The period between 1839 to 1843 was a period of great personal triumph for Gulab Singh. Between this period Dogra brothers remained king makers at Lahore. With a weakened Sikh govt at Lahore, Raja Gulab Singh moved swiftly from autonomy towards complete independence. Period between November 1845 to March 1846 were momentous for the Sikh empire. On December 11 Sikh army crossed Sutlej and attacked British. They lost the battle of Mudki on December 18 and of Firuzshahar on 22 December 1845. After their final defeat at Sabraon in February 1846, the British forces entered Punjab and halted at Kasur when Governor General Lord Henry Hardinge expressed desire to negotiate peace. As wazir of Sikh kingdom, Dogra Raja led the delegation. As per ‘Treaty of Lahore’ dated 9 March 1846, Sikhs ceded the entire hilly area between Beas and Indus including Kashmir in compensation for the indemnity. The Lahore transactions were followed by negotiations between Lord Hardinge and Raja Gulab Singh.

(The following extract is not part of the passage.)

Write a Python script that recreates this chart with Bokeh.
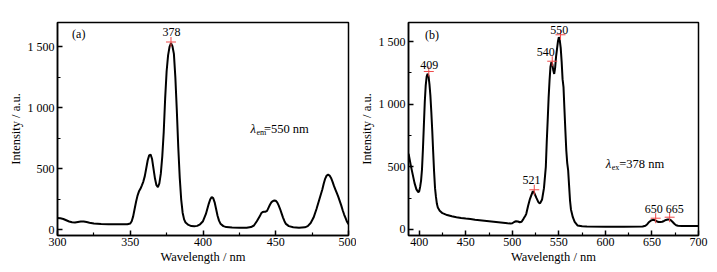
from bokeh.plotting import figure
from bokeh.layouts import row
from bokeh.models import Range1d, FixedTicker
from bokeh.core.properties import value
from bokeh.embed import file_html
from bokeh.resources import INLINE

# ---------------- data: panel (a) excitation spectrum ----------------
wl_a = [300, 302, 304, 306, 308, 310, 312, 314, 316, 318, 320, 322, 325, 330, 335, 340, 345, 348,
        350, 351, 352, 353, 354, 355, 356, 357, 358, 359, 360, 361, 362, 363, 364, 365, 366, 367,
        368, 369, 370, 371, 372, 373, 374, 375, 376, 377, 378, 379, 380, 381, 382, 383, 384, 385,
        386, 387, 388, 389, 390, 392, 394, 396, 398, 400, 402, 404, 405, 406, 407, 408, 409, 410,
        411, 412, 414, 416, 420, 425, 430, 433, 435, 437, 439, 440, 441, 442, 443, 444, 445, 446,
        447, 448, 449, 450, 451, 452, 453, 454, 455, 456, 457, 459, 462, 466, 470, 472, 474, 476,
        478, 480, 482, 483, 484, 485, 486, 487, 488, 489, 490, 491, 492, 493, 494, 495, 496, 497,
        498, 499, 500]
int_a = [96, 94, 88, 78, 68, 62, 60, 64, 68, 68, 64, 58, 52, 48, 46, 45, 45, 46,
         52, 70, 110, 170, 230, 280, 315, 336, 365, 395, 440, 505, 570, 610, 617, 580, 500, 420,
         365, 349, 380, 460, 600, 800, 1080, 1300, 1430, 1500, 1530, 1505, 1443, 1250, 980, 677, 430, 250,
         140, 85, 60, 50, 40, 30, 28, 32, 45, 70, 130, 215, 250, 268, 260, 225, 170, 115,
         75, 50, 30, 22, 18, 16, 17, 22, 35, 70, 110, 135, 145, 148, 148, 155, 180, 205,
         225, 235, 240, 238, 225, 200, 170, 135, 100, 70, 48, 30, 20, 17, 20, 30, 55, 100,
         170, 250, 330, 380, 420, 445, 452, 445, 425, 395, 360, 330, 300, 270, 235, 200, 160, 125,
         95, 65, 45]
peak_a_x = [378]
peak_a_y = [1540]
peak_a_lbl = ["378"]
lbl_a_x = [378.3]
lbl_a_y = [1620]

# ---------------- data: panel (b) emission spectrum ----------------
wl_b = [388.5, 389, 391, 393, 395, 397, 399, 400, 401, 402, 403, 404, 405, 406, 407, 408, 409, 410,
        411, 412, 413, 414, 415, 416, 417, 418, 419, 420, 422, 425, 430, 435, 440, 445, 450, 455,
        460, 465, 470, 475, 480, 485, 490, 495, 498, 500, 502, 504, 506, 508, 510, 512, 514, 515,
        517, 519, 521, 522, 523, 524, 526, 528, 529, 530, 532, 534, 536, 537, 538, 539, 540, 541,
        542, 543, 544, 545, 546, 547, 548, 549, 550, 551, 552, 553, 554, 555, 556, 557, 558, 559,
        560, 561, 562, 563, 565, 567, 570, 575, 580, 600, 620, 640, 643, 645, 647, 649, 651, 653,
        655, 657, 659, 661, 663, 665, 667, 668, 670, 672, 674, 676, 678, 682, 690, 700]
int_b = [604, 590, 510, 440, 370, 320, 298, 305, 340, 390, 480, 640, 830, 1020, 1150, 1220, 1243, 1225,
         1160, 1070, 940, 790, 620, 460, 330, 260, 205, 175, 150, 130, 115, 105, 98, 92, 87, 83,
         78, 74, 70, 66, 62, 58, 54, 50, 48, 50, 60, 66, 64, 58, 62, 85, 110, 125,
         190, 245, 285, 305, 300, 285, 250, 218, 210, 212, 240, 330, 500, 700, 870, 1050, 1189, 1300,
         1335, 1320, 1270, 1242, 1290, 1380, 1440, 1500, 1535, 1510, 1450, 1340, 1200, 1136, 960, 790, 630, 530,
         471, 350, 231, 160, 98, 60, 32, 26, 24, 22, 22, 24, 30, 42, 60, 72, 77, 74,
         66, 60, 60, 62, 68, 76, 80, 80, 76, 62, 46, 34, 30, 28, 27, 27]
peak_b_x = [410.3, 523.6, 542.9, 551.8, 654.0, 669.0]
peak_b_y = [1261, 317, 1343, 1554, 90, 98]
peak_b_lbl = ["409", "521", "540", "550", "650", "665"]
lbl_b_x = [410.7, 520.7, 536.0, 550.4, 651.9, 674.4]
lbl_b_y = [1309, 391, 1415, 1594, 165, 165]

x_ticks_a = [300, 350, 400, 450, 500]
x_minor_a = [325, 375, 425, 475]
x_ticks_b = [400, 450, 500, 550, 600, 650, 700]
x_minor_b = [425, 475, 525, 575, 625, 675]
y_ticks = [0, 500, 1000, 1500]
y_minor = [250, 750, 1250]
y_tick_labels = {0: "0", 500: "500", 1000: "1 000", 1500: "1 500"}

FONT = "Liberation Serif"
RED = "#ef4a4a"


def style(p, xt, xm):
    p.xgrid.visible = False
    p.ygrid.visible = False
    p.outline_line_color = "black"
    p.outline_line_width = 1.5
    p.outline_line_alpha = 1.0
    p.background_fill_color = "white"
    p.border_fill_color = "white"
    p.xaxis.ticker = FixedTicker(ticks=xt, minor_ticks=xm)
    p.yaxis.ticker = FixedTicker(ticks=y_ticks, minor_ticks=y_minor)
    p.yaxis.major_label_overrides = y_tick_labels
    for ax in (p.xaxis[0], p.yaxis[0]):
        ax.axis_line_width = 1.5
        ax.axis_line_color = "black"
        ax.major_tick_line_width = 1.5
        ax.minor_tick_line_width = 1.2
        ax.major_tick_in = 5
        ax.major_tick_out = 0
        ax.minor_tick_in = 3
        ax.minor_tick_out = 0
        ax.major_label_text_font = FONT
        ax.major_label_text_font_size = "12px"
        ax.major_label_text_color = "black"
        ax.axis_label_text_font = FONT
        ax.axis_label_text_font_size = "12.5px"
        ax.axis_label_text_font_style = "normal"
        ax.axis_label_text_color = "black"
    p.xaxis.major_label_standoff = 2
    p.xaxis.axis_label_standoff = 1
    p.yaxis.major_label_standoff = 3
    p.yaxis.axis_label_standoff = 2
    p.xaxis.axis_label = "Wavelength / nm"
    p.yaxis.axis_label = "Intensity / a.u."


# ---------------- panel (a) ----------------
pa = figure(frame_width=291, frame_height=213, min_border_left=57, min_border_right=8,
            min_border_top=22, min_border_bottom=37,
            x_range=Range1d(300, 500), y_range=Range1d(-47, 1700),
            output_backend="svg", toolbar_location=None)
style(pa, x_ticks_a, x_minor_a)
pa.line(wl_a, int_a, line_color="black", line_width=2)
pa.scatter(peak_a_x, peak_a_y, marker="cross", size=10, line_color=RED, line_width=1)
pa.text(lbl_a_x, lbl_a_y, text=peak_a_lbl, text_font=value(FONT), text_font_size="12px",
        text_align="center", text_baseline="middle", text_color="black")
pa.text([314.6], [1606], text=["(a)"], text_font=value(FONT), text_font_size="12px",
        text_align="center", text_baseline="middle", text_color="black")
pa.text([432.6], [830], text=["λ"], text_font=value(FONT), text_font_size="12.5px",
        text_font_style="italic", text_align="left", text_baseline="middle", text_color="black")
pa.text([432.6], [830], text=["em"], text_font=value(FONT), text_font_size="8px",
        x_offset=6, y_offset=4, text_align="left", text_baseline="middle", text_color="black")
pa.text([432.6], [830], text=["=550 nm"], text_font=value(FONT), text_font_size="12.5px",
        x_offset=13.5, text_align="left", text_baseline="middle", text_color="black")

# ---------------- panel (b) ----------------
pb = figure(frame_width=290, frame_height=213, min_border_left=46, min_border_right=25,
            min_border_top=22, min_border_bottom=37,
            x_range=Range1d(388.5, 700), y_range=Range1d(-48, 1652),
            output_backend="svg", toolbar_location=None)
style(pb, x_ticks_b, x_minor_b)
pb.line(wl_b, int_b, line_color="black", line_width=2)
pb.scatter(peak_b_x, peak_b_y, marker="cross", size=10, line_color=RED, line_width=1)
pb.text(lbl_b_x, lbl_b_y, text=peak_b_lbl, text_font=value(FONT), text_font_size="12px",
        text_align="center", text_baseline="middle", text_color="black")
pb.text([413.7], [1556], text=["(b)"], text_font=value(FONT), text_font_size="12px",
        text_align="center", text_baseline="middle", text_color="black")
pb.text([600.4], [524], text=["λ"], text_font=value(FONT), text_font_size="12.5px",
        text_font_style="italic", text_align="left", text_baseline="middle", text_color="black")
pb.text([600.4], [524], text=["ex"], text_font=value(FONT), text_font_size="8px",
        x_offset=6, y_offset=4, text_align="left", text_baseline="middle", text_color="black")
pb.text([600.4], [524], text=["=378 nm"], text_font=value(FONT), text_font_size="12.5px",
        x_offset=13.5, text_align="left", text_baseline="middle", text_color="black")

layout = row(pa, pb)
open("out.html", "w").write(file_html(layout, INLINE))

By an agreement reached between the two, Jammu Raja regained his territorial possessions and got Kashmir, Hazara and Chamba and proclamation as Maharaja. In return he was to pay 75 lakh rupees to the British govt. Thus by Anglo-Dogra treaty of 16 March 1846, singed at Amritsar, Maharaja Gulab Singh became an independent ruler of Jammu and Kashmir. His meteoric rise as a founder of Jammu and Kashmir is celebrated at Jeo Pota every year on 17 June and cherished widely.